Diagonals showing up in Quads?

I have been working on one of my 3-d visualization programs where I am using quads to create an architectural scene. Out of the blue(it seems) I run my code and all of the quads seem to be showing black outlines (and diagonals from their respective triangles). Not only do these unwanted diagonals show up, but it seems as if there is no hardware acceleration and is very slow. I am mostly puzzeled by the fact that when I restart the computer the code will run fine for a while (3-5 executes) then it will revert back to the above state. I tryed running the code on another machine and had the same problem (this time there wasn’t a fix after restarting).

Any help on this would be great.

Brian

It could be that you’re not freeing up the graphics card memory as you draw, so your graphics card runs out of VRAM and your computer defaults to using software rendering. The diagonals could then be caused by pants software drivers.
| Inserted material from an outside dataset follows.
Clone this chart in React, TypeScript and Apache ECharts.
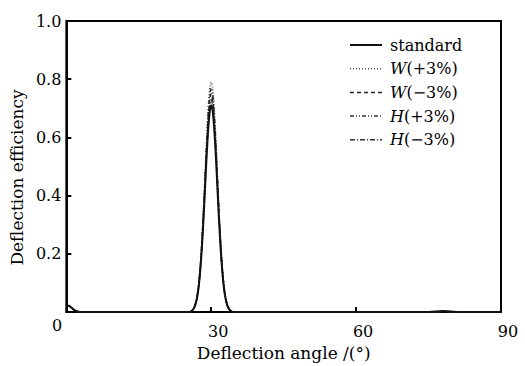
import React, { useEffect, useRef } from "react";
import * as echarts from "echarts";

const angles = [
  0, 0.5, 1, 1.5, 2, 2.5, 3, 10, 20,
  25.5, 25.75, 26, 26.25, 26.5, 26.75, 27, 27.25, 27.5, 27.75, 28, 28.25, 28.5, 28.75, 29, 29.25, 29.5, 29.75,
  30, 30.25, 30.5, 30.75, 31, 31.25, 31.5, 31.75, 32, 32.25, 32.5, 32.75, 33, 33.25, 33.5, 33.75, 34, 34.25, 34.5,
  40, 50, 60, 70, 75, 77, 78, 79, 81, 90,
];

const standard = [
  0.02, 0.022, 0.016, 0.009, 0.004, 0.001, 0, 0, 0,
  0, 0.002, 0.005, 0.009, 0.016, 0.027, 0.044, 0.068, 0.102, 0.148, 0.205, 0.275, 0.353, 0.437, 0.521, 0.596, 0.657, 0.696,
  0.71, 0.696, 0.657, 0.596, 0.521, 0.437, 0.353, 0.275, 0.205, 0.148, 0.102, 0.068, 0.044, 0.027, 0.016, 0.009, 0.005, 0.002, 0,
  0, 0, 0, 0, 0, 0.002, 0.004, 0.002, 0, 0,
];
const wPlus = [
  0.021, 0.023, 0.017, 0.009, 0.004, 0.001, 0, 0, 0,
  0, 0.002, 0.006, 0.01, 0.018, 0.03, 0.049, 0.076, 0.114, 0.165, 0.228, 0.306, 0.393, 0.486, 0.58, 0.663, 0.731, 0.775,
  0.79, 0.775, 0.731, 0.663, 0.58, 0.486, 0.393, 0.306, 0.228, 0.165, 0.114, 0.076, 0.049, 0.03, 0.018, 0.01, 0.006, 0.002, 0,
  0, 0, 0, 0, 0, 0.002, 0.004, 0.002, 0, 0,
];
const wMinus = [
  0.019, 0.021, 0.015, 0.008, 0.004, 0.001, 0, 0, 0,
  0, 0.002, 0.005, 0.01, 0.017, 0.029, 0.046, 0.072, 0.108, 0.156, 0.216, 0.29, 0.373, 0.461, 0.55, 0.629, 0.694, 0.735,
  0.75, 0.735, 0.694, 0.629, 0.55, 0.461, 0.373, 0.29, 0.216, 0.156, 0.108, 0.072, 0.046, 0.029, 0.017, 0.01, 0.005, 0.002, 0,
  0, 0, 0, 0, 0, 0.002, 0.003, 0.002, 0, 0,
];
const hPlus = [
  0.02, 0.022, 0.016, 0.009, 0.004, 0.001, 0, 0, 0,
  0, 0.002, 0.005, 0.01, 0.017, 0.029, 0.048, 0.074, 0.111, 0.161, 0.222, 0.298, 0.383, 0.474, 0.565, 0.647, 0.713, 0.755,
  0.77, 0.755, 0.713, 0.647, 0.565, 0.474, 0.383, 0.298, 0.222, 0.161, 0.111, 0.074, 0.048, 0.029, 0.017, 0.01, 0.005, 0.002, 0,
  0, 0, 0, 0, 0, 0.002, 0.004, 0.002, 0, 0,
];
const hMinus = [
  0.02, 0.021, 0.016, 0.008, 0.004, 0.001, 0, 0, 0,
  0, 0.002, 0.005, 0.009, 0.016, 0.028, 0.045, 0.07, 0.105, 0.152, 0.211, 0.283, 0.363, 0.449, 0.536, 0.613, 0.675, 0.715,
  0.73, 0.715, 0.675, 0.613, 0.536, 0.449, 0.363, 0.283, 0.211, 0.152, 0.105, 0.07, 0.045, 0.028, 0.016, 0.009, 0.005, 0.002, 0,
  0, 0, 0, 0, 0, 0.002, 0.003, 0.002, 0, 0,
];

const seriesNames = ["standard", "W(+3%)", "W(\u22123%)", "H(+3%)", "H(\u22123%)"];
const xTicks = [0, 30, 60, 90];
const yTicks = [0, 0.2, 0.4, 0.6, 0.8, 1.0];

const FONT = "DejaVu Serif";

export default function App() {
  const ref = useRef<HTMLDivElement>(null);
  useEffect(() => {
    document.body.style.margin = "0";
    if (!ref.current) return;
    const chart = echarts.init(ref.current, null, { renderer: "svg" });
    const values = [standard, wPlus, wMinus, hPlus, hMinus];
    const styles: any[] = [
      { type: "solid", width: 2, color: "#111" },
      { type: [1, 2], width: 1.5, color: "#555" },
      { type: [4, 3], width: 1.5, color: "#222" },
      { type: [4, 2, 1, 2, 1, 2], width: 1.5, color: "#333" },
      { type: [5, 2, 1, 2], width: 1.5, color: "#333" },
    ];
    const order = [1, 3, 2, 4, 0];
    const series = order.map((i) => ({
      name: seriesNames[i],
      type: "line",
      data: angles.map((a, k) => [a, values[i][k]]),
      symbol: "none",
      smooth: 0.3,
      lineStyle: styles[i],
      itemStyle: { color: styles[i].color },
      z: i === 0 ? 5 : 3,
    }));

    const legendGraphics: any[] = [];
    seriesNames.forEach((name, i) => {
      const cy = 45 + i * 23.7;
      legendGraphics.push({
        type: "line",
        shape: { x1: 350, y1: cy, x2: 382, y2: cy },
        style: {
          stroke: styles[i].color,
          lineWidth: styles[i].width,
          lineDash: Array.isArray(styles[i].type) ? styles[i].type : null,
        },
        silent: true,
      });
      const isStd = name === "standard";
      legendGraphics.push({
        type: "text",
        x: 390,
        y: cy,
        style: {
          text: isStd ? "{n|standard}" : `{i|${name[0]}}{n|${name.slice(1)}}`,
          verticalAlign: "middle",
          align: "left",
          fill: "#000",
          rich: {
            i: { fontFamily: FONT, fontStyle: "italic", fontSize: 16, fill: "#000" },
            n: { fontFamily: FONT, fontSize: 16, fill: "#000" },
          },
        },
        silent: true,
      });
    });

    chart.setOption({
      animation: false,
      grid: {
        left: 65,
        right: 24,
        top: 21,
        bottom: 53,
        show: true,
        borderColor: "#000",
        borderWidth: 2,
      },
      xAxis: {
        type: "value",
        min: 0,
        max: 90,
        interval: 30,
        axisLine: { show: true, lineStyle: { color: "#000", width: 2 } },
        axisTick: { show: true, inside: true, length: 5, lineStyle: { color: "#000", width: 2 } },
        splitLine: { show: false },
        axisLabel: {
          fontFamily: FONT,
          fontSize: 16,
          color: "#000",
          margin: 11,
          padding: [0, 0, 0, 14],
          formatter: (v: number) => (v === xTicks[0] ? "" : String(v)),
        },
        name: "Deflection angle /(\u00b0)",
        nameLocation: "middle",
        nameGap: 30,
        nameTextStyle: { fontFamily: FONT, fontSize: 17, color: "#000" },
      },
      yAxis: {
        type: "value",
        min: 0,
        max: 1,
        interval: 0.2,
        axisLine: { show: true, lineStyle: { color: "#000", width: 2 } },
        axisTick: { show: true, inside: true, length: 5, lineStyle: { color: "#000", width: 2 } },
        splitLine: { show: false },
        axisLabel: {
          fontFamily: FONT,
          fontSize: 16,
          color: "#000",
          margin: 5,
          formatter: (v: number) => (v === yTicks[0] ? "" : v.toFixed(1)),
        },
        name: "Deflection efficiency",
        nameLocation: "middle",
        nameGap: 34,
        nameTextStyle: { fontFamily: FONT, fontSize: 17, color: "#000", padding: [0, 22, 0, 0] },
      },
      graphic: [
        {
          type: "text",
          x: 57,
          y: 325,
          style: {
            text: "0",
            fontFamily: FONT,
            fontSize: 16,
            fill: "#000",
            align: "center",
            verticalAlign: "middle",
          },
        },
        ...legendGraphics,
      ],
      series,
    });
    return () => chart.dispose();
  }, []);
  return <div ref={ref} style={{ width: 525, height: 366 }} />;
}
Do you have suggestions on how to free up the memory?

Brian

You can get this problem when the rendering contexts aren’t freed properly, happens all the time to me when my programs (frequently ) crash.

[This message has been edited by BK (edited 10-16-2000).]

I’m not sure why I would have the problem then the first time I run the program right after a restart?

Brian

Yea… Assuming you are using textures, try delete textures if you’re not using them… glDeleteTexture or something. To find out if its really a texture mem problem, dont load any texture at all and see if the problem occurs on plain solid colored quads too…

I’ve seen the diagonals in MS Software OpenGL. (When 32 bit rendering was used)

Just an idea coming from the thread on tesselation problems: Could also be polygon antialiasing. Make sure you never enable polygon smoothing and remove polygon smooth hints, or try setting them to FASTEST or DONT_CARE.

I have seen those diagonals in 16 bit, too. I can provoke an fallback to software rendering in 32 bit by sizing the rendering window as large as ther is not enough video memory left (16MB TNT). The other case, where I get software rendering is a WinAMP plug-in (.dll). I think I free up all memory, but when I restart my plugin I get just software rendering. A restart of WinAMP fixes the problem (WinNT, Detonator 3 drivers, strange to say there is no problem with the Win98 version of the Detonator 3 drivers ).

I’m not sure why a restart doesn’t fix it on the other machine, was it a hard reset? (i.e. turn power off for 10 seconds) or soft reset? sounds unlikely, but it may be possible that the hardware doesn’t get reset when the OpenGL driver starts on that particular machine.

Also, for a while I had overlooked the fact that I forgot to delete the rendering context on exit, and so every 5-6 runs it would go in software mode. I found that running Quake 3 (I guess any decent openGL implemntation would do) and exiting got hardware rendering back, and clued me in that I had stupidly forgot the cleanup. I know you probably don’t want to ship Quake 3 as part of your distribution, and make it part of your shutdown procedure but if doing that fixes it it might tell you that something is astray in the cleanup part of your app.

I would guess the black bits are just software rendering artifacts.

Ahhh, Polygon smoothing…I think that may have been tripping me up. I had turned that on to see if it made a difference and forgot to turn it off. Is that function not supported by some hardware which would force a software render? It seems to be working smoothly now though. Unfortunatly I am far from the other computer I tested on before that caused the problem so I can’t see if it fixed it there. It works great here though. Thanks guys.